BY JAMIE BEAN
Public cloud adoption has been expanding rapidly, even before the outbreak of COVID-19. After the pandemic took hold, cloud plans and adoption increased rapidly. From a technology perspective, creative organizations are adopting hybrid-cloud strategies to put more workflows, compute, and data into the cloud. From a business perspective, cloud enablement can unlock global collaboration and the ability to scale teams to deliver larger, more complex, or a greater volume of projects at any one time.
The considerable adjustment that the uptake of public cloud and overall global collaboration has brought to the media & entertainment industry has not been without its challenges. Creative organizations must still deliver high quality output while navigating a new technology landscape. Rather than build from scratch, taking a hybrid approach enables them to maintain business continuity while embracing the transformation that this brings to their ways of working.
Moving Data on a Global Basis
Now that compute services can be consumed right down to the nearest second, the next priority creative organizations must look at is how they store and move data. It is not just about how quickly you can move large datasets through a pipeline, but also about ensuring that data is moved to the right place at the right time and at the right cost within context to the workflow.
The fact that media organizations are spread across so many locations, whether that is a physical location, an on-set event, film show, or remote off-site facility with the capability of public cloud, collaboration is about implementing the efficiencies to be able to work a 24/7 operation covering all time zones, while being mindful to how data is moved, replicated, and duplicated throughout a workflow. All while being considerate of the commercial model that underpins each project.
The cloud is often either perceived as a silver bullet or a necessary evil. Those Media & Entertainment organizations that have embraced it with the highest impact to their business are the ones who use it as a tool; a different type of technology to address a different workflow need. Taking a gradual and transitional approach can also be a very effective way to embrace the cloud over time.
On-premise still has its place, such as providing an environment to manipulate and review high end, high frame-rate uncompressed video in its native format, handling high track count audio mixes within low latency playback environments, and many other scenarios. But even these types of organizations will benefit from low-friction solutions that enable them to get their data into the cloud for burst render, post-production, and other tasks that have become “location agnostic.”
Organizations who have large LTO archives may need to maintain physical locations to access their media but may also benefit from migrating these low churn archives direct to the cost-effective colder tiers within the cloud.
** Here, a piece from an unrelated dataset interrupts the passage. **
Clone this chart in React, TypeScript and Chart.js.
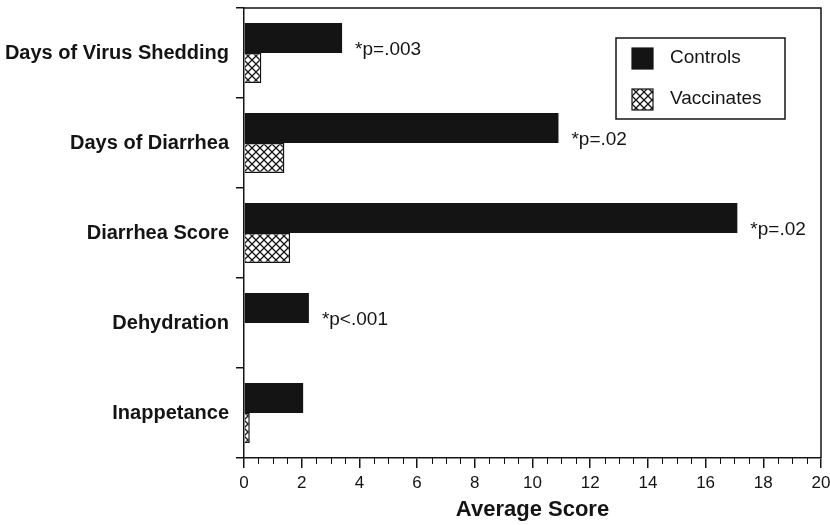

From here they will be able to both monetize these assets which have previously been locked in deep storage, and also attribute a tangible cost to their customers for retaining these files into the future.
In reality, if the question is “what exactly does hybrid mean for my organization?” then the answer today might be “how do I get my data in to the right place without existing systems being disrupted” followed very quickly by “how do I unlock the full potential of this data now it has been unshackled from a single location?”
Conclusion
The rate of progress and innovation that the space has gone through may have been born out of adversity, but a huge amount of positive change has been made already. Creative organizations now need to look at the efficiency of moving content in a fast and reliable way. Data needs to be orchestrated intelligently to where the creative element of the workflow needs it.
Having a hybrid workflow is not just about blindly duplicating resources in the cloud, but by having systems and technologies that work in unison to ensure creativity can take place on a global stage without wasteful resource consumption. The data that underpins this creativity may need to be visible everywhere, but not necessarily duplicated everywhere. Commercial models must be respected to prevent runaway costs.
Hyperconverged infrastructure offers studios scalability along with the flexibility to be agile to change. It enables them to create streamlined on-premise environments with the option to move data, workflows and ultimately costs to the cloud, to remain competitive across all aspects of the Media & Entertainment industry; liberating media and production workflows into the future.
Jamie Bean, Senior Solutions Architect at pixitmedia: Jamie Bean has over 20 years’ experience in the Media and Entertainment industry. Having worked with industry leaders, such as Envy Post Production and Glassworks, Jamie joined pixitmedia to play a fundamental role in researching trends and technologies. Today, Jamie is solving the problems of working with heavy media files and provides our customers insight into building high performance media workflows for both storing and moving data, effectively, reliably, and securely.